A Traditional Hindu Wedding Ceremony

Devina & Robert asked me to photograph both their Hindu wedding and their “English” wedding.  They were held one day after the other, which was really nice as I got to meet everyone twice, albeit in two very different outfits each time!!  Today’s blog post is of their Hindu Wedding Ceremony.

It has been a little while since I last attended a Traditional Hindu Ceremony.  I hope to revisit this post after the wedding season has calmed down a bit, so that I can write more about what is included in the service, and thus explain further as to what is actually happening in some of the images!  Suffice to say that a lot happens during a Hindu wedding ceremony, it is a very auspicious occasion with each and every action (there are many…) having a reason associated with it.

The Welcoming of the Groom – The groom arrives at the entrance to the hall accompanied by the best man, known as Mame.  A married lady from the bride’s side of the family welcomes the groom and the Mame by performing Aarti, the traditional Tamil welcome ritual.  A traditional lamp is placed on a tray along with auspicious flowers, a vessel containing rose water, lighted camphor and saffron water.  The tray is rotated three times in front of the groom and the Mame, and kungumam (a powder made from dried turmeric) is applied to their foreheads.  This ritual is also believed to ward off the influence of the evil eye.

Vivaha Homam – The priest lights a holy fire in a pot and the couple then place offerings into the fire as the priest recited mantra.  This is a prayer to Agni, the God of fire asking for mental and physical well being and to witness their union.

Exchange of Garlands – The couple exchanges their garlands three times.  This signifies the divine trinity of Lord Brahma (Creator), Lord Vishnu (Sustainer) and Lord Shiva (Destroyer), symbolising their unity with nature’s blessing.

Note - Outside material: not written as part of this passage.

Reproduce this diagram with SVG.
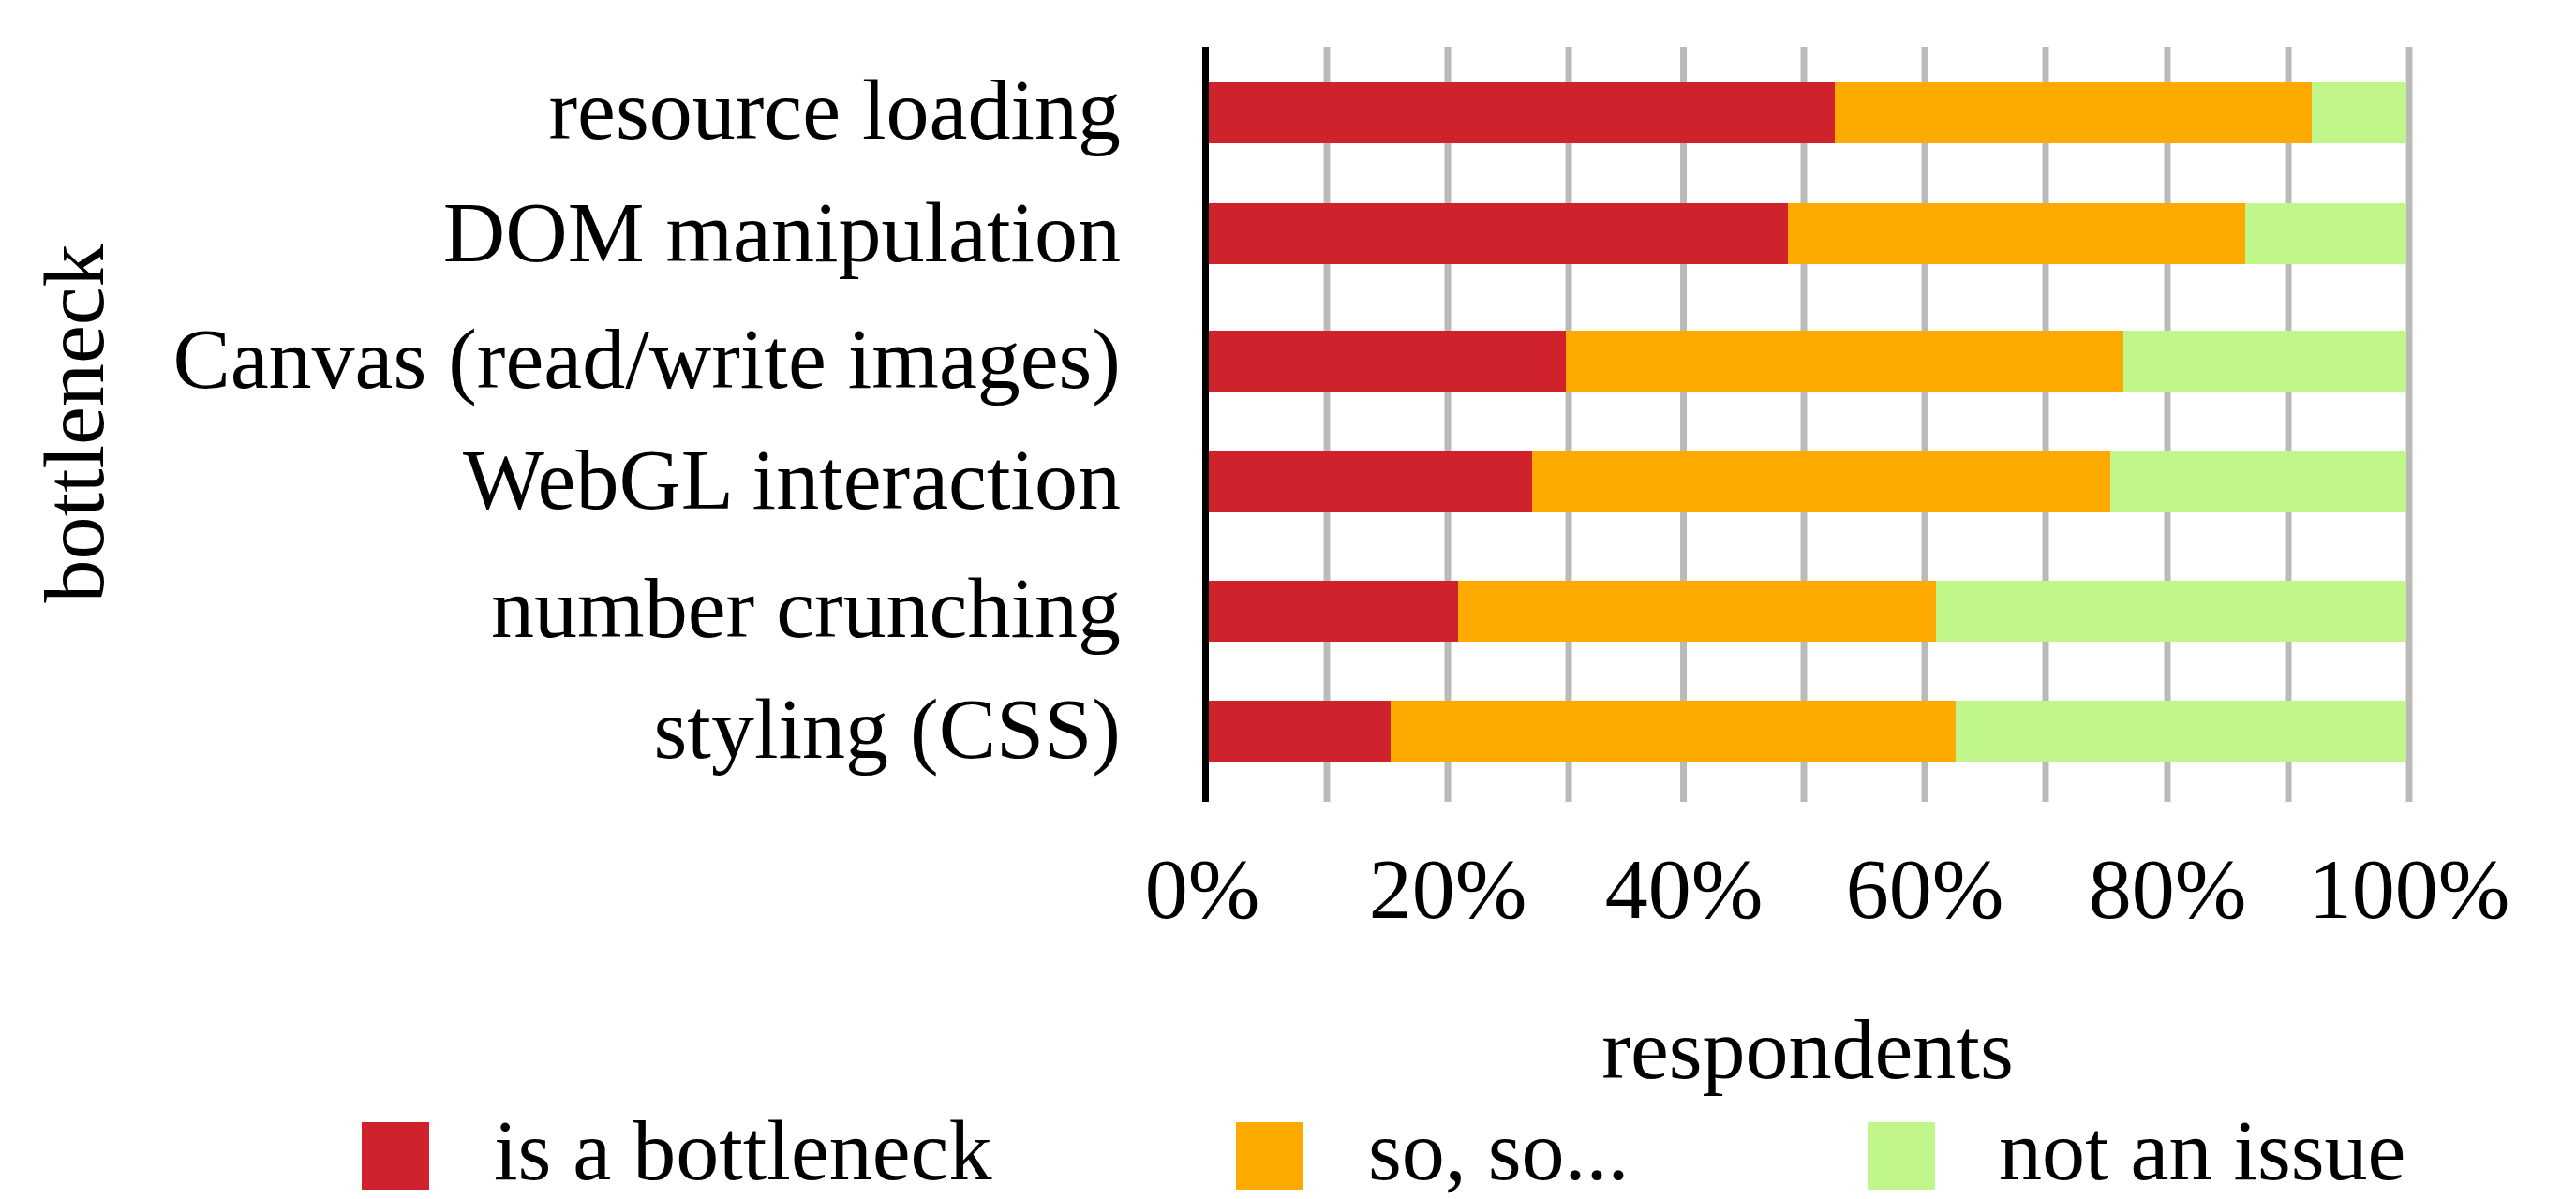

Saptapadaam (Declaration of the Seven Wedding Vows) – The couple walk around the fire three times symbolising the beginning of their new life together and exchange 7 vows including ones of duty, love, loyalty and respect.  

The third time around the sacred fire, the bride places her right then left foot on a grindstone known as “ammi” in Tamil signifying her hope that their bond is firm and steadfast as the grinding stone.  The grind stone stands at the right side of the sacred fire.  The groom then places a “minji”, silver toe ring on each foot meaning that henceforth he will protect her while on their journey through life together.

Traditional Game – Lime water and turmeric powder is mixed in water in a bucket and a ring is placed in the water.  The couple faces one another and are asked to find the ring in the water.  It is believed that whoever retrieves the ring first will be more dominant in the marital home.